The growing number of syphilis cases in Minnesota women has spawned a new problem: syphilis infections in newborns.
Ten cases of congenital syphilis were found in 2018 in fetuses or newborn babies, a shocking number given that the Minnesota Department of Health leapt into action after just two such cases were reported in 2015. Untreated, syphilis in babies over time can affect the development of children’s eyes, ears and bones and can damage organs.
The 10 cases represented a fivefold increase from 2017, but only a small fraction of the total number of sexually transmitted diseases, or STDs, that were reported Tuesday in the state’s annual report on such infections.
Altogether, the report showed 32,024 cases of chlamydia, gonorrhea and syphilis in 2018, a 3% increase from 2017. Those STDs are primarily spread through unprotected sex and shared use of drug needles or other injectables. The state also reported 286 new cases of HIV in 2018, slightly above the 280 cases in 2017 but below the annual average of 296 new cases since 2014.
To address the transmission of syphilis to babies, state health officials said more and repeated prenatal testing is needed in high-risk women, because antibiotic treatment can prevent the worst outcomes of the infection, including miscarriages, stillbirths and birth defects.
“It is really important that pregnant women are tested for syphilis at least twice during pregnancy, and in some cases, a third time,” said Dr. Ruth Lynfield, state epidemiologist.
Syphilis cases overall declined in Minnesota, from 934 in 2017 to 918 in 2018, reflecting successful public health efforts to increase STD testing and treatment in the highest risk group — men who have sex with other men. But the progress masked a problem in women that has been emerging for a decade.
Early-stage cases of syphilis (those diagnosed within one year of infection) in women increased from 14 in 2010 to 94 last year. The earliest stages can produce skin lesions, rashes and classic fever symptoms. The most devastating symptoms for adults, such as organ and brain damage, occur in the later tertiary stage if the infection goes untreated.
The increase in women correlates to the increase in congenital cases, Lynfield said.
“Many of these women have risk factors such as drug use, such as homelessness. Many of them do not have adequate prenatal care, and what is really tragic is that syphilis can be detected easily. There are reliable tests and it can be treated in pregnancy.”

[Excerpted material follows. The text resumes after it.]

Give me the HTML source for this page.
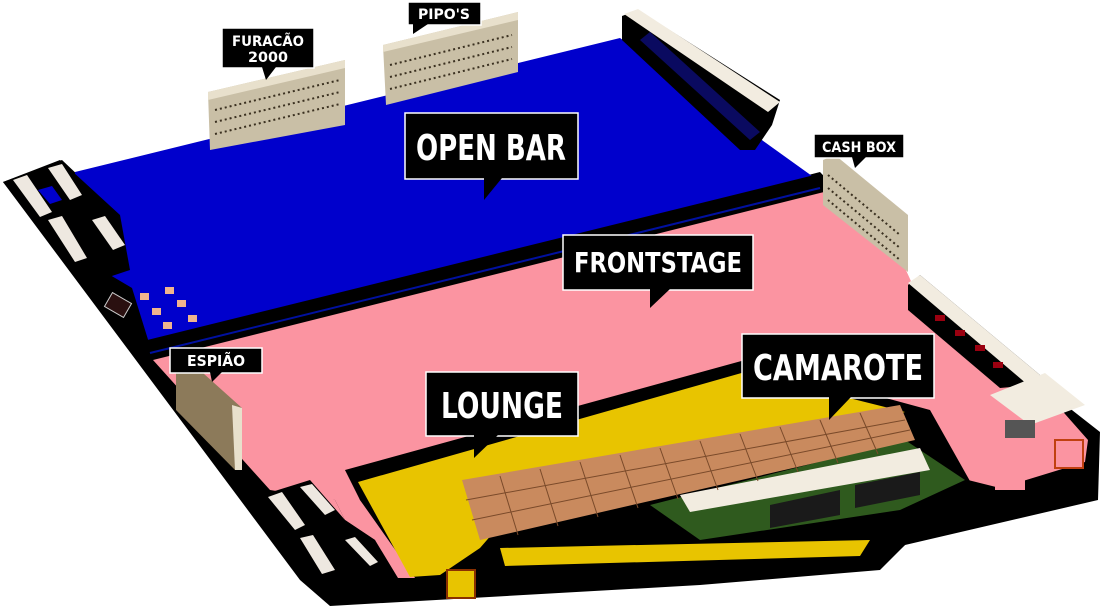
<!DOCTYPE html>
<html><head><meta charset="utf-8"><style>
html,body{margin:0;padding:0;background:#fff;}
svg{display:block}
.lb{font-family:"DejaVu Sans Condensed","DejaVu Sans","Liberation Sans",sans-serif;font-weight:bold;fill:#fff;text-anchor:middle}
.bx{fill:#000;stroke:#fff;stroke-width:1.5}
</style></head><body>
<svg width="1110" height="606" viewBox="0 0 1110 606" xmlns="http://www.w3.org/2000/svg">
<!-- black base -->
<polygon points="3,182 62,160 120,215 130,270 150,345 820,172 905,262 908,290 1040,385 1100,432 1098,500 905,545 880,570 700,585 330,606 300,580" fill="#000"/>
<!-- blue -->
<polygon points="75,172 620,38 812,176 150,346 132,288 110,275 120,220 75,190" fill="#0000cc"/>
<line x1="148" y1="345" x2="815" y2="180" stroke="#000" stroke-width="10"/>
<line x1="150" y1="353" x2="820" y2="188" stroke="#0010a0" stroke-width="2"/>
<!-- pink -->
<polygon points="153,360 824,192 905,268 915,290 1035,380 1088,440 1085,462 1000,488 960,478 345,470 352,478 360,500 420,578 398,578 375,540 345,520 335,500 270,490" fill="#fb94a1"/>
<polygon points="335,500 300,490 345,520" fill="#fb94a1"/>
<!-- bottom-left booths -->
<polygon points="262,495 310,480 345,520 375,540 385,580 335,590" fill="#000"/>
<polygon points="268,497 282,492 305,525 295,530" fill="#eee8e0"/>
<polygon points="300,487 312,484 335,510 325,515" fill="#eee8e0"/>
<polygon points="300,538 313,535 335,570 322,574" fill="#eee8e0"/>
<polygon points="345,540 355,537 378,562 370,566" fill="#eee8e0"/>
<!-- top-left booths -->
<polygon points="3,182 60,160 120,215 130,270 85,285" fill="#000"/>
<polygon points="13,180 27,175 52,212 40,217" fill="#eee8e0"/>
<polygon points="48,168 62,164 82,195 70,200" fill="#eee8e0"/>
<polygon points="48,220 62,216 87,258 75,262" fill="#eee8e0"/>
<polygon points="92,220 105,216 125,245 113,250" fill="#eee8e0"/>
<polygon points="38,190 52,186 62,200 50,204" fill="#0000cc"/>
<!-- small tables -->
<rect x="107" y="297" width="22" height="16" fill="#2a1010" stroke="#ccc" transform="rotate(30 118 305)"/>
<g fill="#f0b48e"><rect x="140" y="293" width="9" height="7"/><rect x="165" y="287" width="9" height="7"/><rect x="152" y="308" width="9" height="7"/><rect x="177" y="300" width="9" height="7"/><rect x="163" y="322" width="9" height="7"/><rect x="188" y="315" width="9" height="7"/></g>
<!-- espiao wall -->
<polygon points="176,358 184,356 242,408 242,470 235,470 176,410" fill="#8c7a5a"/>
<polygon points="232,405 242,408 242,470 235,470" fill="#e8e0cc"/>
<!-- lounge block -->
<polygon points="345,470 745,360 930,410 975,490 905,545 880,568 500,578 420,585 360,500" fill="#000"/>
<polygon points="358,482 745,372 905,412 500,525 480,548 440,575 410,577" fill="#e8c400"/>
<polygon points="500,548 870,540 860,556 505,566" fill="#e8c400"/>
<polygon points="447,570 475,570 475,598 447,598" fill="#e8c400" stroke="#8a3000" stroke-width="2"/>
<polygon points="650,505 905,440 965,480 900,510 700,540" fill="#2f5a1e"/>
<polygon points="680,495 920,448 930,470 690,512" fill="#f2ece0"/>
<polygon points="770,505 840,490 840,515 770,528" fill="#1a1a1a"/>
<polygon points="855,485 920,472 920,495 855,508" fill="#1a1a1a"/>
<polygon points="462,480 900,405 915,440 480,540" fill="#c98a5e"/>
<g stroke="#7a4a2a" stroke-width="1">
<line x1="466" y1="500" x2="905" y2="420"/><line x1="472" y1="520" x2="910" y2="430"/>
<line x1="500" y1="476" x2="518" y2="535"/><line x1="540" y1="469" x2="558" y2="526"/><line x1="580" y1="462" x2="598" y2="517"/><line x1="620" y1="455" x2="638" y2="508"/><line x1="660" y1="448" x2="678" y2="499"/><line x1="700" y1="441" x2="718" y2="490"/><line x1="740" y1="434" x2="758" y2="481"/><line x1="780" y1="427" x2="798" y2="472"/><line x1="820" y1="420" x2="838" y2="463"/><line x1="860" y1="413" x2="878" y2="454"/>
</g>
<polygon points="462,462 500,455 500,470 462,480" fill="#e8c400" opacity=".6"/>
<!-- tents top right -->
<polygon points="622,16 638,10 780,100 772,125 755,150 740,150 622,40" fill="#000"/>
<polygon points="624,14 638,9 780,102 768,112" fill="#f2ece0"/>
<polygon points="640,40 750,140 760,132 650,32" fill="#0a0a60"/>
<!-- tent right middle -->
<polygon points="908,285 920,275 1040,375 1035,385 1000,388 908,310" fill="#000"/>
<polygon points="908,283 920,275 1040,375 1028,385" fill="#f2ece0"/>
<g fill="#9a0010"><rect x="935" y="315" width="10" height="6"/><rect x="955" y="330" width="10" height="6"/><rect x="975" y="345" width="10" height="6"/><rect x="993" y="362" width="10" height="6"/></g>
<polygon points="990,395 1045,373 1085,405 1030,425" fill="#f2ece0"/>
<rect x="1005" y="420" width="30" height="18" fill="#555"/>
<rect x="1055" y="440" width="28" height="28" fill="#fb94a1" stroke="#c04010" stroke-width="2"/>
<polygon points="995,468 1025,458 1025,490 995,490" fill="#fb94a1"/>
<!-- stands -->
<polygon points="208,92 345,60 345,125 210,150" fill="#c9bfa6"/>
<polygon points="208,92 345,60 345,68 208,100" fill="#e8e0cc"/>
<polygon points="383,45 518,12 518,72 386,105" fill="#c9bfa6"/>
<polygon points="383,45 518,12 518,20 383,52" fill="#e8e0cc"/>
<polygon points="823,160 835,155 908,215 908,272 823,205" fill="#c9bfa6"/>
<g stroke="#3a3020" stroke-width="2" stroke-dasharray="2 3">
<line x1="215" y1="110" x2="340" y2="80"/><line x1="215" y1="122" x2="340" y2="92"/><line x1="215" y1="134" x2="340" y2="104"/>
<line x1="390" y1="65" x2="512" y2="35"/><line x1="390" y1="77" x2="512" y2="47"/><line x1="390" y1="89" x2="512" y2="59"/>
<line x1="828" y1="175" x2="900" y2="235"/><line x1="828" y1="188" x2="900" y2="248"/><line x1="828" y1="200" x2="900" y2="260"/>
</g>
<!-- labels -->
<rect class="bx" x="222" y="28" width="92" height="40"/><polygon points="262,67 276,67 266,80" fill="#000"/>
<text class="lb" x="268" y="46" font-size="14" textLength="72" lengthAdjust="spacingAndGlyphs">FURACÃO</text><text class="lb" x="268" y="62" font-size="14" textLength="40" lengthAdjust="spacingAndGlyphs">2000</text>
<rect class="bx" x="408" y="2" width="73" height="23"/><polygon points="413,24 428,24 413,34" fill="#000"/>
<text class="lb" x="444" y="19" font-size="14" textLength="52" lengthAdjust="spacingAndGlyphs">PIPO'S</text>
<rect class="bx" x="405" y="113" width="173" height="66"/><polygon points="484,178 502,178 484,200" fill="#000"/>
<text class="lb" x="491" y="160" font-size="36" textLength="150" lengthAdjust="spacingAndGlyphs">OPEN BAR</text>
<rect class="bx" x="814" y="134" width="90" height="24"/><polygon points="852,157 866,157 855,168" fill="#000"/>
<text class="lb" x="859" y="152" font-size="14" textLength="74" lengthAdjust="spacingAndGlyphs">CASH BOX</text>
<rect class="bx" x="563" y="235" width="190" height="55"/><polygon points="650,289 670,289 650,308" fill="#000"/>
<text class="lb" x="658" y="272" font-size="28" textLength="168" lengthAdjust="spacingAndGlyphs">FRONTSTAGE</text>
<rect class="bx" x="170" y="348" width="92" height="25"/><polygon points="210,372 222,372 212,382" fill="#000"/>
<text class="lb" x="216" y="366" font-size="15" textLength="58" lengthAdjust="spacingAndGlyphs">ESPIÃO</text>
<rect class="bx" x="426" y="372" width="152" height="64"/><polygon points="474,435 498,435 474,458" fill="#000"/>
<text class="lb" x="502" y="418" font-size="36" textLength="122" lengthAdjust="spacingAndGlyphs">LOUNGE</text>
<rect class="bx" x="742" y="334" width="192" height="64"/><polygon points="829,397 851,397 829,420" fill="#000"/>
<text class="lb" x="838" y="380" font-size="36" textLength="170" lengthAdjust="spacingAndGlyphs">CAMAROTE</text>
</svg>
</body></html>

The nationwide opioid epidemic is playing a role in the increase in female and congenital cases. Case reports to the state showed that many of the congenital cases involved mothers whose syphilis infections occurred due to the use of tainted needles for injections of illicit heroin or other opioid drugs.
The state in February sent updated screening guidelines to obstetricians and other doctors, recommending syphilis screening for pregnant women at least at their first prenatal visits and at visits around 28th weeks of gestation.
Timing is important because antibiotic treatment has the best chance at preventing the worst outcomes of syphilis infections if given four weeks before delivery, said Dr. Farah Cassis-Ghavami, who is a pediatric infectious disease specialist at Children’s Hospitals and Clinics of Minnesota.
“Congenital syphilis is a very scary illness,” she said.
Infants born with the condition receive antibiotics and then blood and spinal fluid tests to make sure the bacteria is eliminated.
The updated state screening guidelines were based on a review of 69 syphilis cases in pregnant women in 2016 and 2017.
The state didn’t know of any cases in that time period in which stillborns had congenital syphilis. However, Lynfield said testing hasn’t been as routine in stillbirths as it has been in live births. The new guidance includes syphilis testing of all women who deliver a stillborn at 20 weeks gestation or later in order to find out how often the infection plays a fatal role.
Eighteen of the reviewed cases involved recent infections and early stages of syphilis. Five of those cases wouldn’t have been found had women only been tested at their first prenatal visits, either. That’s because they were infected through sexual activity after those visits or the syphilis-causing bacteria hadn’t grown to the point that it was detectable.